-------- DATASET --------

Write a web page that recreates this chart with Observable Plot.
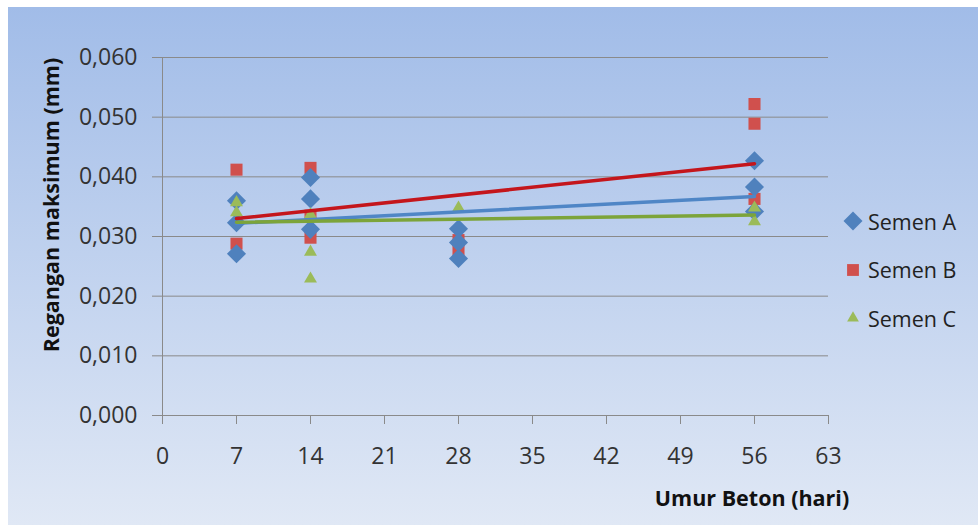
<!DOCTYPE html>
<html><head><meta charset="utf-8">
<script src="https://cdn.jsdelivr.net/npm/d3@7"></script>
<script src="https://cdn.jsdelivr.net/npm/@observablehq/plot@0.6"></script>
<style>
html,body{margin:0;padding:0;background:#fff;}
#wrap{position:relative;width:978px;height:525px;overflow:hidden;font-family:"Open Sans",sans-serif;}
#bg{position:absolute;left:8px;top:7px;right:0;bottom:0;background:linear-gradient(#a1bce8,#e0e8f5);}
#chart{position:absolute;left:0;top:0;}
.ttl{position:absolute;font-weight:bold;font-size:21.5px;color:#111;white-space:nowrap;}
#ytitle{left:50px;top:205px;transform:translate(-50%,-50%) rotate(-90deg);}
#xtitle{left:752px;top:497px;transform:translate(-50%,-50%);}
#legend{position:absolute;left:842px;top:197px;}
.li{display:flex;align-items:center;height:48.5px;font-size:21.5px;color:#222;}
.li svg{margin-right:4px;}
</style>
</head><body>
<div id="wrap"><div id="bg"></div><div id="chart"></div>
<div class="ttl" id="ytitle">Regangan maksimum (mm)</div>
<div class="ttl" id="xtitle">Umur Beton (hari)</div>
<div id="legend"></div>
</div>
<script>
// tick values
const xTicks = [0, 7, 14, 21, 28, 35, 42, 49, 56, 63];
const yTicks = [0, 0.01, 0.02, 0.03, 0.04, 0.05, 0.06];
const seriesNames = ["Semen A", "Semen B", "Semen C"];
const seriesColors = ["#4f81bd", "#d0504d", "#9bbb59"];
const trendColors = ["#4f86c6", "#c4161c", "#7ca43a"];

// [age (days), max strain (mm)]
const semenA = [[7,0.0360],[7,0.0323],[7,0.0271],[14,0.0399],[14,0.0363],[14,0.0312],[28,0.0313],[28,0.0290],[28,0.0263],[56,0.0427],[56,0.0383],[56,0.0342]];
const semenB = [[7,0.0412],[7,0.0288],[14,0.0415],[14,0.0335],[14,0.0298],[28,0.0294],[28,0.0276],[56,0.0522],[56,0.0489],[56,0.0363]];
const semenC = [[7,0.0357],[7,0.0340],[14,0.0337],[14,0.0274],[14,0.0229],[28,0.0348],[56,0.0348],[56,0.0325]];

// linear trend lines (start/end)
const trendA = [[7,0.0322],[56,0.0367]];
const trendB = [[7,0.0330],[56,0.0422]];
const trendC = [[7,0.0324],[56,0.0336]];

const fmt = d => d3.format(".3f")(d).replace(".", ",");
const X = d => d[0], Y = d => d[1];

const chart = Plot.plot({
  width: 978, height: 525,
  marginLeft: 162, marginRight: 150, marginTop: 57, marginBottom: 110,
  style: {background: "transparent", fontFamily: "Open Sans, sans-serif", fontSize: "23px", color: "#333"},
  x: {domain: [0, 63]},
  y: {domain: [0, 0.06]},
  marks: [
    Plot.gridY(yTicks, {stroke: "#8a8a8a", strokeOpacity: 1, strokeWidth: 1}),
    Plot.ruleX([0], {stroke: "#8a8a8a", strokeWidth: 1}),
    Plot.axisY(yTicks, {tickSize: 10, tickPadding: 15, tickFormat: fmt, label: null, stroke: "#8a8a8a", fill: "#333"}),
    Plot.axisX(xTicks, {tickSize: 9, tickPadding: 23, label: null, stroke: "#8a8a8a", fill: "#333"}),
    Plot.dot(semenB, {x: X, y: Y, symbol: d3.symbolSquare, r: 6.8, fill: seriesColors[1], stroke: "none"}),
    Plot.dot(semenA, {x: X, y: Y, symbol: d3.symbolDiamond2, r: 8.6, fill: seriesColors[0], stroke: "none"}),
    Plot.dot(semenC, {x: X, y: Y, symbol: d3.symbolTriangle, r: 4.8, fill: seriesColors[2], stroke: "none"}),
    Plot.line(trendA, {x: X, y: Y, stroke: trendColors[0], strokeWidth: 3.5}),
    Plot.line(trendC, {x: X, y: Y, stroke: trendColors[2], strokeWidth: 3.5}),
    Plot.line(trendB, {x: X, y: Y, stroke: trendColors[1], strokeWidth: 3.5})
  ]
});
document.getElementById("chart").appendChild(chart);

// legend
const symbols = [d3.symbolDiamond2, d3.symbolSquare, d3.symbolTriangle];
const sizes = [230, 140, 60];
const leg = document.getElementById("legend");
seriesNames.forEach((name, i) => {
  const row = document.createElement("div");
  row.className = "li";
  const path = d3.symbol(symbols[i], sizes[i])();
  row.innerHTML = `<svg width="22" height="22" viewBox="-11 -11 22 22"><path d="${path}" fill="${seriesColors[i]}"/></svg><span>${name}</span>`;
  leg.appendChild(row);
});
</script>
</body></html>
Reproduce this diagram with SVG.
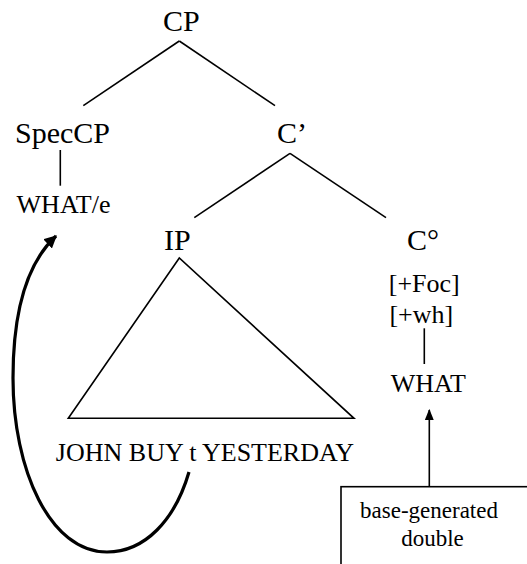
<svg xmlns="http://www.w3.org/2000/svg" width="527" height="564" viewBox="0 0 527 564">
<defs>
<style>
text{font-family:"Liberation Serif","Times New Roman",serif;fill:#000}
.big{font-size:30px}
.sm{font-size:26px;text-anchor:middle}
.box{font-size:23px;text-anchor:middle}
.ln{stroke:#000;stroke-width:1.6;fill:none}
</style>
<marker id="ah" viewBox="0 0 10 10" refX="9" refY="5" markerWidth="4" markerHeight="4" orient="auto" markerUnits="strokeWidth">
<path d="M0,0 L10,5 L0,10 z" fill="#000"/>
</marker>
<marker id="ah2" viewBox="0 0 10 10" refX="9" refY="5" markerWidth="7" markerHeight="7" orient="auto" markerUnits="strokeWidth">
<path d="M0,1 L10,5 L0,9 z" fill="#000"/>
</marker>
</defs>
<rect width="527" height="564" fill="#fff"/>
<g id="connectors">
<line class="ln" x1="179.3" y1="41" x2="83.3" y2="105.7"/>
<line class="ln" x1="179.3" y1="41" x2="275" y2="105.7"/>
<line class="ln" x1="60.3" y1="150" x2="60.3" y2="185.7"/>
<line class="ln" x1="290" y1="153.3" x2="194.3" y2="217.7"/>
<line class="ln" x1="290" y1="153.3" x2="386" y2="217.7"/>
<line class="ln" x1="424.3" y1="328.3" x2="424.3" y2="364"/>
<line class="ln" x1="429.3" y1="486.7" x2="429.3" y2="410" marker-end="url(#ah2)"/>
<path d="M189,472 C175,520 145,552 107,552 C50,552 13,470 13,378 C13,310 28,262 56,236" fill="none" stroke="#000" stroke-width="3.2" marker-end="url(#ah)"/>
</g>
<g id="CP"><text class="big" x="163" y="31">CP</text></g>
<g id="SpecCP"><text class="big" x="15" y="143">SpecCP</text></g>
<g id="Cbar"><text class="big" x="277" y="143">C’</text></g>
<g id="WHATe"><text class="sm" x="63.5" y="213.3">WHAT/e</text></g>
<g id="IP"><text class="big" x="164" y="250">IP</text></g>
<g id="C0"><text class="big" x="407" y="250">C°</text></g>
<g id="IP-triangle"><polygon class="ln" points="179.3,258 68.3,418.3 354,418.3"/></g>
<g id="IP-content"><text class="sm" x="205" y="461">JOHN BUY t YESTERDAY</text></g>
<g id="features">
<text class="sm" x="424.3" y="291.7">[+Foc]</text>
<text class="sm" x="421.3" y="322.7">[+wh]</text>
</g>
<g id="WHAT"><text class="sm" x="428.3" y="391.7">WHAT</text></g>
<g id="double-box">
<rect class="ln" x="341" y="486.7" width="220" height="100"/>
<text class="box" x="429" y="518.3">base-generated</text>
<text class="box" x="432.5" y="546">double</text>
</g>
</svg>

--------

EXERCISE OBJECTIVE
Pictures are excluded; copy every other part of the records exactly.

THE OUTPUT
Write a web page that recreates this chart with Observable Plot.
<!DOCTYPE html>
<html><head><meta charset="utf-8">
<script src="https://cdn.jsdelivr.net/npm/d3@7"></script>
<script src="https://cdn.jsdelivr.net/npm/@observablehq/plot@0.6"></script>
<style>
html,body{margin:0;padding:0;background:#fff;}
#wrap{position:relative;width:978px;height:525px;overflow:hidden;font-family:"Open Sans",sans-serif;}
#bg{position:absolute;left:8px;top:7px;right:0;bottom:0;background:linear-gradient(#a1bce8,#e0e8f5);}
#chart{position:absolute;left:0;top:0;}
.ttl{position:absolute;font-weight:bold;font-size:21.5px;color:#111;white-space:nowrap;}
#ytitle{left:50px;top:205px;transform:translate(-50%,-50%) rotate(-90deg);}
#xtitle{left:752px;top:497px;transform:translate(-50%,-50%);}
#legend{position:absolute;left:842px;top:197px;}
.li{display:flex;align-items:center;height:48.5px;font-size:21.5px;color:#222;}
.li svg{margin-right:4px;}
</style>
</head><body>
<div id="wrap"><div id="bg"></div><div id="chart"></div>
<div class="ttl" id="ytitle">Regangan maksimum (mm)</div>
<div class="ttl" id="xtitle">Umur Beton (hari)</div>
<div id="legend"></div>
</div>
<script>
// tick values
const xTicks = [0, 7, 14, 21, 28, 35, 42, 49, 56, 63];
const yTicks = [0, 0.01, 0.02, 0.03, 0.04, 0.05, 0.06];
const seriesNames = ["Semen A", "Semen B", "Semen C"];
const seriesColors = ["#4f81bd", "#d0504d", "#9bbb59"];
const trendColors = ["#4f86c6", "#c4161c", "#7ca43a"];

// [age (days), max strain (mm)]
const semenA = [[7,0.0360],[7,0.0323],[7,0.0271],[14,0.0399],[14,0.0363],[14,0.0312],[28,0.0313],[28,0.0290],[28,0.0263],[56,0.0427],[56,0.0383],[56,0.0342]];
const semenB = [[7,0.0412],[7,0.0288],[14,0.0415],[14,0.0335],[14,0.0298],[28,0.0294],[28,0.0276],[56,0.0522],[56,0.0489],[56,0.0363]];
const semenC = [[7,0.0357],[7,0.0340],[14,0.0337],[14,0.0274],[14,0.0229],[28,0.0348],[56,0.0348],[56,0.0325]];

// linear trend lines (start/end)
const trendA = [[7,0.0322],[56,0.0367]];
const trendB = [[7,0.0330],[56,0.0422]];
const trendC = [[7,0.0324],[56,0.0336]];

const fmt = d => d3.format(".3f")(d).replace(".", ",");
const X = d => d[0], Y = d => d[1];

const chart = Plot.plot({
  width: 978, height: 525,
  marginLeft: 162, marginRight: 150, marginTop: 57, marginBottom: 110,
  style: {background: "transparent", fontFamily: "Open Sans, sans-serif", fontSize: "23px", color: "#333"},
  x: {domain: [0, 63]},
  y: {domain: [0, 0.06]},
  marks: [
    Plot.gridY(yTicks, {stroke: "#8a8a8a", strokeOpacity: 1, strokeWidth: 1}),
    Plot.ruleX([0], {stroke: "#8a8a8a", strokeWidth: 1}),
    Plot.axisY(yTicks, {tickSize: 10, tickPadding: 15, tickFormat: fmt, label: null, stroke: "#8a8a8a", fill: "#333"}),
    Plot.axisX(xTicks, {tickSize: 9, tickPadding: 23, label: null, stroke: "#8a8a8a", fill: "#333"}),
    Plot.dot(semenB, {x: X, y: Y, symbol: d3.symbolSquare, r: 6.8, fill: seriesColors[1], stroke: "none"}),
    Plot.dot(semenA, {x: X, y: Y, symbol: d3.symbolDiamond2, r: 8.6, fill: seriesColors[0], stroke: "none"}),
    Plot.dot(semenC, {x: X, y: Y, symbol: d3.symbolTriangle, r: 4.8, fill: seriesColors[2], stroke: "none"}),
    Plot.line(trendA, {x: X, y: Y, stroke: trendColors[0], strokeWidth: 3.5}),
    Plot.line(trendC, {x: X, y: Y, stroke: trendColors[2], strokeWidth: 3.5}),
    Plot.line(trendB, {x: X, y: Y, stroke: trendColors[1], strokeWidth: 3.5})
  ]
});
document.getElementById("chart").appendChild(chart);

// legend
const symbols = [d3.symbolDiamond2, d3.symbolSquare, d3.symbolTriangle];
const sizes = [230, 140, 60];
const leg = document.getElementById("legend");
seriesNames.forEach((name, i) => {
  const row = document.createElement("div");
  row.className = "li";
  const path = d3.symbol(symbols[i], sizes[i])();
  row.innerHTML = `<svg width="22" height="22" viewBox="-11 -11 22 22"><path d="${path}" fill="${seriesColors[i]}"/></svg><span>${name}</span>`;
  leg.appendChild(row);
});
</script>
</body></html>
Reproduce this diagram with SVG.
<svg xmlns="http://www.w3.org/2000/svg" width="527" height="564" viewBox="0 0 527 564">
<defs>
<style>
text{font-family:"Liberation Serif","Times New Roman",serif;fill:#000}
.big{font-size:30px}
.sm{font-size:26px;text-anchor:middle}
.box{font-size:23px;text-anchor:middle}
.ln{stroke:#000;stroke-width:1.6;fill:none}
</style>
<marker id="ah" viewBox="0 0 10 10" refX="9" refY="5" markerWidth="4" markerHeight="4" orient="auto" markerUnits="strokeWidth">
<path d="M0,0 L10,5 L0,10 z" fill="#000"/>
</marker>
<marker id="ah2" viewBox="0 0 10 10" refX="9" refY="5" markerWidth="7" markerHeight="7" orient="auto" markerUnits="strokeWidth">
<path d="M0,1 L10,5 L0,9 z" fill="#000"/>
</marker>
</defs>
<rect width="527" height="564" fill="#fff"/>
<g id="connectors">
<line class="ln" x1="179.3" y1="41" x2="83.3" y2="105.7"/>
<line class="ln" x1="179.3" y1="41" x2="275" y2="105.7"/>
<line class="ln" x1="60.3" y1="150" x2="60.3" y2="185.7"/>
<line class="ln" x1="290" y1="153.3" x2="194.3" y2="217.7"/>
<line class="ln" x1="290" y1="153.3" x2="386" y2="217.7"/>
<line class="ln" x1="424.3" y1="328.3" x2="424.3" y2="364"/>
<line class="ln" x1="429.3" y1="486.7" x2="429.3" y2="410" marker-end="url(#ah2)"/>
<path d="M189,472 C175,520 145,552 107,552 C50,552 13,470 13,378 C13,310 28,262 56,236" fill="none" stroke="#000" stroke-width="3.2" marker-end="url(#ah)"/>
</g>
<g id="CP"><text class="big" x="163" y="31">CP</text></g>
<g id="SpecCP"><text class="big" x="15" y="143">SpecCP</text></g>
<g id="Cbar"><text class="big" x="277" y="143">C’</text></g>
<g id="WHATe"><text class="sm" x="63.5" y="213.3">WHAT/e</text></g>
<g id="IP"><text class="big" x="164" y="250">IP</text></g>
<g id="C0"><text class="big" x="407" y="250">C°</text></g>
<g id="IP-triangle"><polygon class="ln" points="179.3,258 68.3,418.3 354,418.3"/></g>
<g id="IP-content"><text class="sm" x="205" y="461">JOHN BUY t YESTERDAY</text></g>
<g id="features">
<text class="sm" x="424.3" y="291.7">[+Foc]</text>
<text class="sm" x="421.3" y="322.7">[+wh]</text>
</g>
<g id="WHAT"><text class="sm" x="428.3" y="391.7">WHAT</text></g>
<g id="double-box">
<rect class="ln" x="341" y="486.7" width="220" height="100"/>
<text class="box" x="429" y="518.3">base-generated</text>
<text class="box" x="432.5" y="546">double</text>
</g>
</svg>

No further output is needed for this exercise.